With the images removed, repeat the data below exactly.

Source code of charts
Begin

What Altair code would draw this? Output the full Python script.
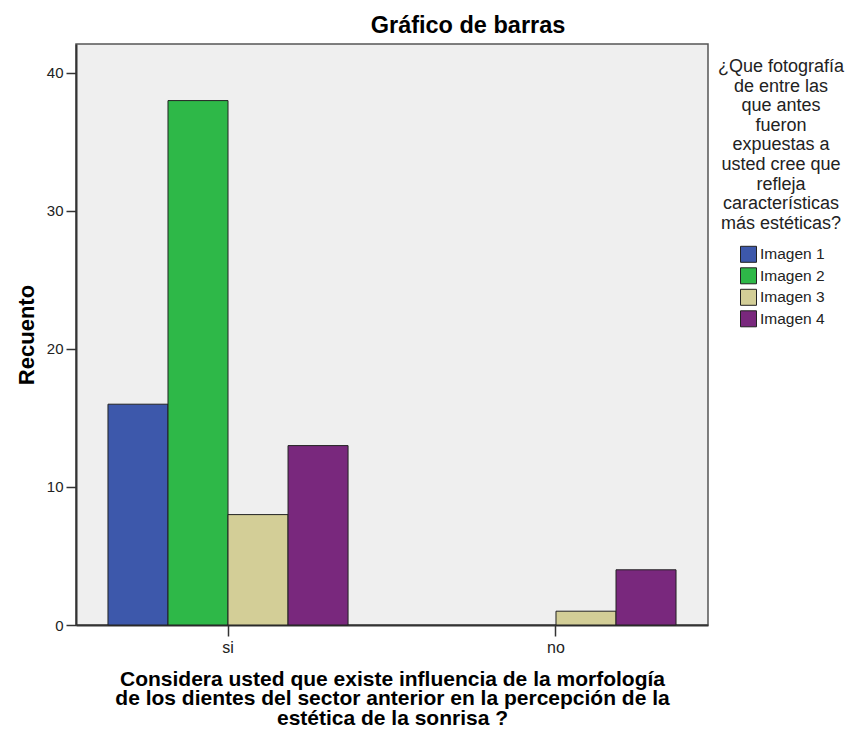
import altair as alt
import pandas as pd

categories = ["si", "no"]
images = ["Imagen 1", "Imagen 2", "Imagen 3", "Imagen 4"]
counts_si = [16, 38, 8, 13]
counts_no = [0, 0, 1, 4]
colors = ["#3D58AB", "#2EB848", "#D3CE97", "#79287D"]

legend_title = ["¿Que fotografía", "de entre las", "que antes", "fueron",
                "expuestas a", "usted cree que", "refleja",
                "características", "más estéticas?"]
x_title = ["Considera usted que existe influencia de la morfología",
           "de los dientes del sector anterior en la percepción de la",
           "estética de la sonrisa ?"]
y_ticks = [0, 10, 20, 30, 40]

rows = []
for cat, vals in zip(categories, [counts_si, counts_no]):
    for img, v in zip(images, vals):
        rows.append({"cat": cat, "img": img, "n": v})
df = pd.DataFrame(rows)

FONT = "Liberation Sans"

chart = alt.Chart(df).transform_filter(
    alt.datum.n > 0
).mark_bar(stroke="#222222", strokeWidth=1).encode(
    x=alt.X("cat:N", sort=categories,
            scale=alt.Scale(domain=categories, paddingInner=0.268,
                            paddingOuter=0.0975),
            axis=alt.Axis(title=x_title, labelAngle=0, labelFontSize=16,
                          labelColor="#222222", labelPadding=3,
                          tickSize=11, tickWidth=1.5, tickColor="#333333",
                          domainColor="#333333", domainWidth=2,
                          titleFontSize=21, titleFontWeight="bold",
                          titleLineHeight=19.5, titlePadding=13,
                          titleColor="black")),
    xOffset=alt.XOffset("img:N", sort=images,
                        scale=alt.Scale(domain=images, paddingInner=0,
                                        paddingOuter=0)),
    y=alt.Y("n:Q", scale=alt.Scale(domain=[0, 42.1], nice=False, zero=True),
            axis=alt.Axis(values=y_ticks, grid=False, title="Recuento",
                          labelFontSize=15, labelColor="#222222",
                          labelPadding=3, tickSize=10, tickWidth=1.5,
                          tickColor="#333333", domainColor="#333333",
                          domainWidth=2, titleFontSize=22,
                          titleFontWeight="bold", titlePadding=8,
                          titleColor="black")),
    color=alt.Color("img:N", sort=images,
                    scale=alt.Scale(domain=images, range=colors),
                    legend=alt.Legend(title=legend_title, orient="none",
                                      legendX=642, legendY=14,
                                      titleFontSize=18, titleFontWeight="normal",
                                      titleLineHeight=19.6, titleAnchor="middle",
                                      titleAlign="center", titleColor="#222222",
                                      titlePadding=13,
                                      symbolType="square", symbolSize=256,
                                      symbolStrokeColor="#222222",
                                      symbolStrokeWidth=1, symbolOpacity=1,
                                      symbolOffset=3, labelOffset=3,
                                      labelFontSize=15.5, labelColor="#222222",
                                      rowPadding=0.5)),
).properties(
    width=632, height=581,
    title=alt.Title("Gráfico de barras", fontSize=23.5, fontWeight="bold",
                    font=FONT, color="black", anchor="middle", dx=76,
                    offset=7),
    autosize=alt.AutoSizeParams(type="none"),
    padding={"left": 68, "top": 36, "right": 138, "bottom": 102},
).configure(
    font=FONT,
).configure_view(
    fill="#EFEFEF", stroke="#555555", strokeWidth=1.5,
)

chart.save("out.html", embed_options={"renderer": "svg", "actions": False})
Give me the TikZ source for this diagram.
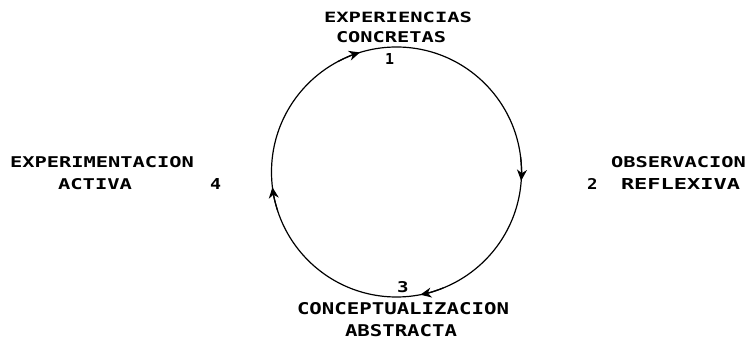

End

Correct response =
What Altair code would draw this? Output the full Python script.
import altair as alt
import pandas as pd

categories = ["si", "no"]
images = ["Imagen 1", "Imagen 2", "Imagen 3", "Imagen 4"]
counts_si = [16, 38, 8, 13]
counts_no = [0, 0, 1, 4]
colors = ["#3D58AB", "#2EB848", "#D3CE97", "#79287D"]

legend_title = ["¿Que fotografía", "de entre las", "que antes", "fueron",
                "expuestas a", "usted cree que", "refleja",
                "características", "más estéticas?"]
x_title = ["Considera usted que existe influencia de la morfología",
           "de los dientes del sector anterior en la percepción de la",
           "estética de la sonrisa ?"]
y_ticks = [0, 10, 20, 30, 40]

rows = []
for cat, vals in zip(categories, [counts_si, counts_no]):
    for img, v in zip(images, vals):
        rows.append({"cat": cat, "img": img, "n": v})
df = pd.DataFrame(rows)

FONT = "Liberation Sans"

chart = alt.Chart(df).transform_filter(
    alt.datum.n > 0
).mark_bar(stroke="#222222", strokeWidth=1).encode(
    x=alt.X("cat:N", sort=categories,
            scale=alt.Scale(domain=categories, paddingInner=0.268,
                            paddingOuter=0.0975),
            axis=alt.Axis(title=x_title, labelAngle=0, labelFontSize=16,
                          labelColor="#222222", labelPadding=3,
                          tickSize=11, tickWidth=1.5, tickColor="#333333",
                          domainColor="#333333", domainWidth=2,
                          titleFontSize=21, titleFontWeight="bold",
                          titleLineHeight=19.5, titlePadding=13,
                          titleColor="black")),
    xOffset=alt.XOffset("img:N", sort=images,
                        scale=alt.Scale(domain=images, paddingInner=0,
                                        paddingOuter=0)),
    y=alt.Y("n:Q", scale=alt.Scale(domain=[0, 42.1], nice=False, zero=True),
            axis=alt.Axis(values=y_ticks, grid=False, title="Recuento",
                          labelFontSize=15, labelColor="#222222",
                          labelPadding=3, tickSize=10, tickWidth=1.5,
                          tickColor="#333333", domainColor="#333333",
                          domainWidth=2, titleFontSize=22,
                          titleFontWeight="bold", titlePadding=8,
                          titleColor="black")),
    color=alt.Color("img:N", sort=images,
                    scale=alt.Scale(domain=images, range=colors),
                    legend=alt.Legend(title=legend_title, orient="none",
                                      legendX=642, legendY=14,
                                      titleFontSize=18, titleFontWeight="normal",
                                      titleLineHeight=19.6, titleAnchor="middle",
                                      titleAlign="center", titleColor="#222222",
                                      titlePadding=13,
                                      symbolType="square", symbolSize=256,
                                      symbolStrokeColor="#222222",
                                      symbolStrokeWidth=1, symbolOpacity=1,
                                      symbolOffset=3, labelOffset=3,
                                      labelFontSize=15.5, labelColor="#222222",
                                      rowPadding=0.5)),
).properties(
    width=632, height=581,
    title=alt.Title("Gráfico de barras", fontSize=23.5, fontWeight="bold",
                    font=FONT, color="black", anchor="middle", dx=76,
                    offset=7),
    autosize=alt.AutoSizeParams(type="none"),
    padding={"left": 68, "top": 36, "right": 138, "bottom": 102},
).configure(
    font=FONT,
).configure_view(
    fill="#EFEFEF", stroke="#555555", strokeWidth=1.5,
)

chart.save("out.html", embed_options={"renderer": "svg", "actions": False})
Give me the TikZ source for this diagram.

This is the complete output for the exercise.